La scomparsa a 99 anni di Arnaldo Pomodoro, ultimo scultore vivente italiano più famoso nel mondo (Morciano di Romagna 1926 - Milano 2025) segna la conclusione di un ciclo esemplare di concezione rinascimentale dell’arte, calata dentro le grandi crisi del Novecento. Dagli anni ’50 infatti l’artista (nato in Montefeltro da famiglia di origini molfettesi), salito a Milano da Pescara col fratello Giò (scomparso prematuramente nel 2002) ha accolto nell’assolutezza della Grande Forma italiana, dentro la perfezione astratta dei volumi e nella materia privilegiata del bronzo dorato, le tensioni di disfacimento della materia, le corrosioni di dubbio esistenziale che segnarono quella stagione internazionale dell’arte. Come dire, da Piero della Francesca a Klee e Brancusi, sino a Fontana e David Smith. Nacquero così le Sfere e i Dischi, gli Obelischi e le Piramidi, le Colonne tarlate nella loro lucente definizione, le Tavole solcate da frementi scritture. Un repertorio capace di conferire eloquenza istituzionale all’arte per spazi pubblici, in tutto il mondo. Dalla Sfera che sta davanti al Palazzo dell’Onu a New York, a quella davanti alla Farnesina, sede del nostro Ministero degli Esteri, alla Croce pensile nel tempio di San Pio ideato da Renzo Piano a San Giovanni Rotondo. Una mappa nel sito della Fondazione da lui istituita a Milano (con relativo Museo personale) dimostra la diffusione dei suoi monumentali segni iconici. Una creatività rinascimentale, anche nello svolgimento di tutte le forme della plastica e della grafica, e dalle scenografie teatrali al design da oreficeria. Senza dire di grandi operazioni di architettura ambientale, come il Cimitero di Urbino (1973).
Anche la Regione Puglia ha voluto collocare un suo grande Disco dinnanzi al nuovo Palazzo su via Gentile. Ultimo frutto di una presenza significativa di Pomodoro nelle vicende dell’arte contemporanea nel territorio: dalla Colonna eretta nella Pinacoteca provinciale di Bari nel 1966 per la seconda edizione della Biennale che concluse il ciclo delle mostre del Maggio di Bari (1951-1966), alla mostra internazionale “Aspetti dell’Informale” nella stessa Pinacoteca (1971). Sino alla grande personale en plein air allestita nell’agosto 2007 nella masseria il Melograno di Monopoli per iniziava di Camillo Guerra e alla triplice mostra ministeriale nei castelli di Bari, Casteldelmonte e Trani nel luglio 2014.

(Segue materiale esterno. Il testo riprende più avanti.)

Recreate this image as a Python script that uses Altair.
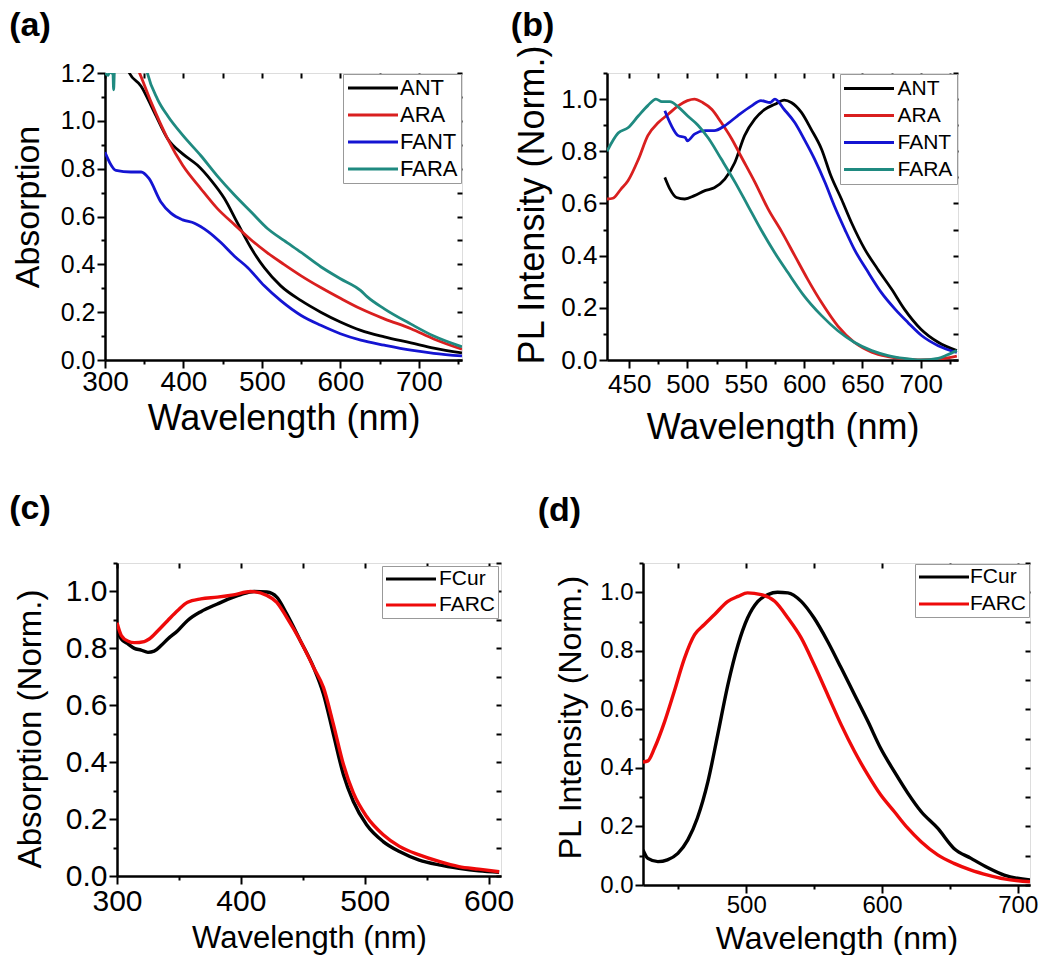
import altair as alt
import pandas as pd

FONT = "Liberation Sans"

# ---------------- Panel (a): Absorption ----------------
a_ant_x = [320, 331, 346, 363, 380, 399, 418, 435, 452, 469, 486, 503, 524, 550, 575, 600, 626, 656, 690, 719, 755]
a_ant_y = [1.3, 1.2, 1.145, 1.034, 0.924, 0.862, 0.814, 0.752, 0.676, 0.572, 0.469, 0.386, 0.31, 0.248, 0.2, 0.159, 0.124, 0.097, 0.072, 0.05, 0.03]
a_ara_x = [330, 344, 359, 380, 399, 422, 443, 465, 486, 507, 528, 550, 575, 600, 626, 656, 690, 719, 755]
a_ara_y = [1.3, 1.2, 1.076, 0.924, 0.814, 0.717, 0.634, 0.566, 0.503, 0.448, 0.40, 0.352, 0.303, 0.258, 0.214, 0.172, 0.131, 0.088, 0.045]
a_fant_x = [300, 314, 333, 346, 356, 371, 384, 399, 414, 431, 448, 465, 482, 503, 524, 550, 575, 600, 626, 656, 690, 719, 755]
a_fant_y = [0.869, 0.793, 0.786, 0.786, 0.759, 0.662, 0.614, 0.586, 0.572, 0.538, 0.49, 0.434, 0.386, 0.31, 0.248, 0.186, 0.145, 0.11, 0.083, 0.062, 0.041, 0.028, 0.017]
a_fara_x = [300, 304, 306, 308, 310, 311, 312, 315, 330, 350, 354, 367, 380, 399, 422, 443, 465, 486, 507, 528, 550, 575, 600, 626, 634, 656, 690, 719, 755]
a_fara_y = [1.2, 1.19, 1.21, 1.2, 1.21, 1.13, 1.21, 1.25, 1.35, 1.26, 1.2, 1.09, 1.02, 0.94, 0.855, 0.77, 0.69, 0.62, 0.55, 0.50, 0.45, 0.39, 0.34, 0.29, 0.265, 0.214, 0.15, 0.10, 0.055]

# ---------------- Panel (b): PL ----------------
b_ant_x = [480.6, 485, 490.6, 497.7, 506, 515, 523, 532, 540.6, 549, 557.7, 566, 575, 583, 589, 597.7, 606, 615, 623, 632, 640.6, 652, 663, 675, 686, 700, 715, 731]
b_ant_y = [0.70, 0.655, 0.623, 0.617, 0.63, 0.649, 0.66, 0.693, 0.757, 0.86, 0.923, 0.96, 0.98, 0.996, 0.987, 0.949, 0.885, 0.808, 0.706, 0.617, 0.527, 0.425, 0.349, 0.272, 0.195, 0.119, 0.068, 0.036]
b_ara_x = [431, 436, 443, 449, 458, 466, 475, 483, 492, 500, 506, 513, 521, 529, 538, 546, 558, 569, 581, 592, 603, 615, 629, 643, 658, 672, 686, 700, 715, 731]
b_ara_y = [0.617, 0.62, 0.655, 0.687, 0.77, 0.86, 0.91, 0.94, 0.974, 0.994, 1.0, 0.987, 0.96, 0.91, 0.847, 0.78, 0.68, 0.58, 0.49, 0.40, 0.31, 0.22, 0.13, 0.068, 0.03, 0.013, 0.004, 0.0, 0.003, 0.015]
b_fant_x = [480.6, 486, 492, 498, 500, 506, 515, 523, 532, 543, 555, 563, 571, 575, 583, 592, 600, 609, 618, 626, 635, 643, 655, 666, 678, 689, 701, 715, 731]
b_fant_y = [0.955, 0.9, 0.86, 0.853, 0.84, 0.866, 0.879, 0.879, 0.898, 0.936, 0.974, 0.994, 0.987, 1.0, 0.96, 0.91, 0.847, 0.77, 0.68, 0.59, 0.50, 0.425, 0.336, 0.26, 0.195, 0.144, 0.093, 0.055, 0.029]
b_fara_x = [431, 440.6, 449, 458, 466, 473, 478, 485, 492, 500, 509, 518, 529, 541, 552, 563, 575, 586, 600, 615, 629, 643, 658, 672, 686, 700, 715, 723, 731]
b_fara_y = [0.80, 0.87, 0.89, 0.936, 0.975, 1.0, 0.99, 0.99, 0.97, 0.936, 0.90, 0.85, 0.77, 0.68, 0.59, 0.50, 0.41, 0.336, 0.246, 0.17, 0.112, 0.068, 0.036, 0.017, 0.006, 0.0, 0.006, 0.02, 0.036]

# ---------------- Panel (c): Absorption (Norm.) ----------------
c_fcur_x = [300, 303.5, 309, 314, 319.5, 325, 330, 335.6, 341, 349, 357, 367.7, 381, 394, 400, 410.5, 421, 429, 437, 448, 458.7, 466.7, 474.7, 482.8, 490.8, 501.5, 514.9, 528, 544, 560, 576, 592, 608.5]
c_fcur_y = [0.862, 0.833, 0.815, 0.80, 0.794, 0.786, 0.79, 0.81, 0.833, 0.862, 0.898, 0.929, 0.956, 0.98, 0.989, 1.0, 0.998, 0.98, 0.921, 0.827, 0.733, 0.639, 0.498, 0.356, 0.262, 0.18, 0.121, 0.086, 0.056, 0.039, 0.027, 0.018, 0.013]
c_farc_x = [300, 303.5, 309, 314, 322, 326, 333, 341, 349, 357, 367.7, 381, 394, 408, 421, 429, 437, 448, 458.7, 466.7, 474.7, 482.8, 490.8, 501.5, 514.9, 528, 544, 560, 576, 592, 608.5]
c_farc_y = [0.89, 0.845, 0.825, 0.82, 0.824, 0.833, 0.862, 0.898, 0.933, 0.962, 0.974, 0.98, 0.988, 1.0, 0.986, 0.962, 0.909, 0.827, 0.733, 0.662, 0.533, 0.392, 0.292, 0.209, 0.145, 0.104, 0.074, 0.051, 0.033, 0.024, 0.015]

# ---------------- Panel (d): PL (Norm.) ----------------
d_fcur_x = [424, 427.6, 435, 442, 449.7, 457, 464, 471.8, 479, 486.5, 494, 501, 508.6, 516, 523, 530.7, 540.5, 550, 560, 570, 579.8, 589.6, 599, 609, 619, 628.8, 641, 653, 665.6, 678, 690, 709]
d_fcur_y = [0.12, 0.091, 0.08, 0.086, 0.108, 0.154, 0.228, 0.353, 0.513, 0.684, 0.821, 0.912, 0.969, 0.992, 1.0, 0.998, 0.969, 0.912, 0.832, 0.741, 0.65, 0.559, 0.467, 0.388, 0.314, 0.251, 0.194, 0.125, 0.091, 0.059, 0.034, 0.017]
d_farc_x = [424, 427.6, 432.5, 440, 447, 454.6, 462, 469, 476.7, 486.5, 494, 501, 511, 521, 530.7, 540.5, 550, 560, 570, 579.8, 589.6, 599, 609, 619, 628.8, 641, 653, 665.6, 678, 690, 709]
d_farc_y = [0.42, 0.424, 0.468, 0.559, 0.661, 0.775, 0.855, 0.889, 0.924, 0.969, 0.986, 0.998, 0.992, 0.969, 0.912, 0.844, 0.753, 0.65, 0.547, 0.456, 0.376, 0.308, 0.251, 0.194, 0.148, 0.103, 0.074, 0.051, 0.034, 0.021, 0.011]

names4 = ["ANT", "ARA", "FANT", "FARA"]
cols4 = ["#000000", "#d91f1f", "#1414d2", "#1f8a80"]
names2 = ["FCur", "FARC"]
cols2 = ["#000000", "#ee0a0a"]


def frame(series):
    rows = []
    for name, xs, ys in series:
        for x, y in zip(xs, ys):
            rows.append({"wl": x, "val": y, "series": name})
    return pd.DataFrame(rows)


def frange(a, b, step):
    out, v = [], a
    while v <= b + 1e-9:
        out.append(round(v, 3))
        v += step
    return out


AX = dict(domainColor="black", domainWidth=2.5, tickColor="black", tickWidth=2,
          labelColor="black", titleColor="black", titleFontWeight="normal",
          labelFont=FONT, titleFont=FONT, grid=False, labelFlush=False,
          labelOverlap=False)
BARE = dict(labels=False, domain=False, title=None, tickColor="black", tickWidth=2,
            grid=False)


def panel(df, names, colors, xdom, ydom, xmaj, xmin, ymaj, ymin, w, h,
          ytitle, label, s):
    xs = alt.Scale(domain=xdom, nice=False, zero=False)
    ys = alt.Scale(domain=ydom, nice=False)
    x_axis = alt.Axis(values=xmaj, title="Wavelength (nm)", orient="bottom", tickSize=8,
                      labelFontSize=s["xl"], titleFontSize=s["xt"],
                      labelPadding=s["xlp"], titlePadding=s["xtp"], **AX)
    y_axis = alt.Axis(values=ymaj, title=ytitle, orient="left", tickSize=8, format=".1f",
                      labelFontSize=s["yl"], titleFontSize=s["yt"],
                      labelPadding=s["ylp"], titlePadding=s["ytp"],
                      titleY=h / 2 + s["ty"], **AX)
    legend = alt.Legend(
        title=None, orient="top-right", offset=s["lo"], strokeColor="#999999",
        fillColor="white", padding=s["lp"], symbolType="M-5,0H5", symbolSize=100,
        symbolStrokeWidth=3, symbolOffset=s["so"], labelOffset=s["lbo"],
        labelFontSize=s["lf"], rowPadding=s["rp"], labelFont=FONT,
        labelColor="black")
    base = alt.Chart(df)
    lines = base.mark_line(clip=True, strokeWidth=s["sw"], interpolate="monotone").encode(
        x=alt.X("wl:Q", scale=xs, axis=x_axis),
        y=alt.Y("val:Q", scale=ys, axis=y_axis),
        color=alt.Color("series:N", scale=alt.Scale(domain=names, range=colors), legend=legend),
        order=alt.Order("wl:Q"),
        detail="series:N",
    )
    # minor outward ticks
    minor = base.mark_point(opacity=0, size=0, clip=True).encode(
        x=alt.X("wl:Q", scale=xs, axis=alt.Axis(values=xmin, orient="bottom", tickSize=4, **BARE)),
        y=alt.Y("val:Q", scale=ys, axis=alt.Axis(values=ymin, orient="left", tickSize=4, **BARE)),
    )
    # inward ticks on top and right edges
    mirror = base.mark_point(opacity=0, size=0, clip=True).encode(
        x=alt.X("wl:Q", scale=xs, axis=alt.Axis(values=sorted(xmaj + xmin), orient="bottom",
                                                  offset=-h, tickSize=5, **BARE)),
        y=alt.Y("val:Q", scale=ys, axis=alt.Axis(values=sorted(ymaj + ymin), orient="left",
                                                   offset=-w, tickSize=5, **BARE)),
    )
    return alt.layer(lines, minor, mirror).resolve_axis(
        x="independent", y="independent").properties(
        width=w, height=h,
        title=alt.TitleParams(text=label, anchor="start", fontSize=34, fontWeight="bold",
                              font=FONT, color="black", offset=s["to"], dx=s["tdx"]))


df_a = frame([("ANT", a_ant_x, a_ant_y), ("ARA", a_ara_x, a_ara_y),
              ("FANT", a_fant_x, a_fant_y), ("FARA", a_fara_x, a_fara_y)])
df_b = frame([("ANT", b_ant_x, b_ant_y), ("ARA", b_ara_x, b_ara_y),
              ("FANT", b_fant_x, b_fant_y), ("FARA", b_fara_x, b_fara_y)])
df_c = frame([("FCur", c_fcur_x, c_fcur_y), ("FARC", c_farc_x, c_farc_y)])
df_d = frame([("FCur", d_fcur_x, d_fcur_y), ("FARC", d_farc_x, d_farc_y)])

pa = panel(df_a, names4, cols4, [300, 755], [0, 1.2],
           frange(300, 700, 100), frange(350, 750, 100),
           frange(0, 1.2, 0.2), frange(0.1, 1.1, 0.2),
           357, 287, "Absorption", "(a)",
           dict(xl=28, xt=36, xlp=0, xtp=5, yl=25, yt=34, ylp=2, ytp=15, ty=-10,
                lo=1, lp=3, so=16, lbo=16, lf=22, rp=5, sw=2.8, to=18, tdx=-2))
pb = panel(df_b, names4, cols4, [431, 732], [0, 1.1],
           frange(450, 700, 50), frange(475, 725, 50),
           frange(0, 1.0, 0.2), frange(0.1, 1.1, 0.2),
           351, 287, "PL Intensity (Norm.)", "(b)",
           dict(xl=26, xt=36, xlp=3, xtp=13, yl=26, yt=36, ylp=2, ytp=9, ty=-12,
                lo=1, lp=4, so=14.5, lbo=18, lf=21, rp=5, sw=2.8, to=1, tdx=-4))
pc = panel(df_c, names2, cols2, [300, 610], [0, 1.1],
           frange(300, 600, 100), frange(350, 550, 100),
           frange(0, 1.0, 0.2), frange(0.1, 1.1, 0.2),
           384, 313, "Absorption (Norm.)", "(c)",
           dict(xl=30, xt=31, xlp=2, xtp=7, yl=30, yt=33, ylp=2, ytp=18, ty=9,
                lo=3, lp=2.5, so=16, lbo=17.5, lf=21, rp=4, sw=3.4, to=36, tdx=-5))
pd_ = panel(df_d, names2, cols2, [424, 709], [0, 1.1],
            frange(500, 700, 100), frange(450, 650, 100),
            frange(0, 1.0, 0.2), frange(0.1, 1.1, 0.2),
            387, 322, "PL Intensity (Norm.)", "(d)",
            dict(xl=24, xt=32, xlp=0, xtp=6.5, yl=24, yt=32, ylp=2, ytp=12, ty=-7,
                 lo=1, lp=2.5, so=16, lbo=15.5, lf=21, rp=5, sw=3.4, to=34, tdx=-17))

spacer = alt.Chart(pd.DataFrame({"v": [0]})).mark_point(opacity=0).encode(
    x=alt.X("v:Q", axis=None), y=alt.Y("v:Q", axis=None)).properties(
    width=12, height=10, view=alt.ViewBackground(stroke=None, strokeWidth=0))

RS = dict(color="independent", x="independent", y="independent")

# with "flush" bounds a nested concat counts as zero-size, so spacings are
# measured from the left/top of the previous nested group
row1 = alt.hconcat(pa, pb, spacing=145, bounds="flush").resolve_scale(**RS).resolve_legend(color="independent")
left2 = alt.hconcat(spacer, pc, spacing=0, bounds="flush").resolve_scale(**RS).resolve_legend(color="independent")
row2 = alt.hconcat(left2, pd_, spacing=538, bounds="flush").resolve_scale(**RS).resolve_legend(color="independent")

chart = alt.vconcat(row1, row2, spacing=490, bounds="flush").resolve_scale(**RS).resolve_legend(
    color="independent").properties(padding=0).configure_view(
    stroke="black", strokeWidth=2.5).configure(font=FONT, background="white")

chart.save("out.html", embed_options={"renderer": "svg", "actions": False})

Non c’è spazio qui per ripercorrere i premi internazionali che dalla Biennale di Venezia del 1963 e di Sao Paulo in Brasile (1964) hanno segnato la sua carriera. È più necessario riprendere il discorso sulle sue sculture. Nei ’60-70 i “tarli” che corrodevano la politezza della materia erano leggibili come citazione fantastica di viscere di strumenti meccanici, o di centraline affollate di congegni. Nel contempo sollecitavano tracce di ideogrammi e scritture di civiltà perdute, o cifrari segreti. Segnali dei drammi e strappi che hanno devastato il XX secolo, minando lo slancio progressista delle avanguardie moderniste.
Dagli ’80, segnati dalla rivincita dell’iconismo postmoderno e dalla selva della comunicazione telematica, Arnaldo Pomodoro compì un meno noto ma importante percorso di smagrimento. Soprattutto con le Aste cielari, colonnine scandite dall’alternanza di gusci cilindrici, tronchetti scorticati come carne al vivo: “antenne del futuro – disse lui stesso - e allo stesso tempo maschere tribali”. E poi coni rovesciati e macchine spiraliche in cui interveniva, con l’avanzare dell’età, una sorta di disincanto, persino una sottile ironia. Una nuova dimensione del viaggio, metafora sempre cara all’artista che inventò nei ‘60 le “colonne del viaggiatore”, come omaggio alla “colonna senza fine” di Brancusi. Un viaggio lungo e complesso, con sguardo ultimo rivolto al cielo. Smaltite le celebrazioni, andrà ripercorso (magari con quello di Giò, del quale restano tracce notevoli a Bari grazie al rettore dell’Università Ernesto Quagliariello) con nuova attenzione e con rinnovato rispetto.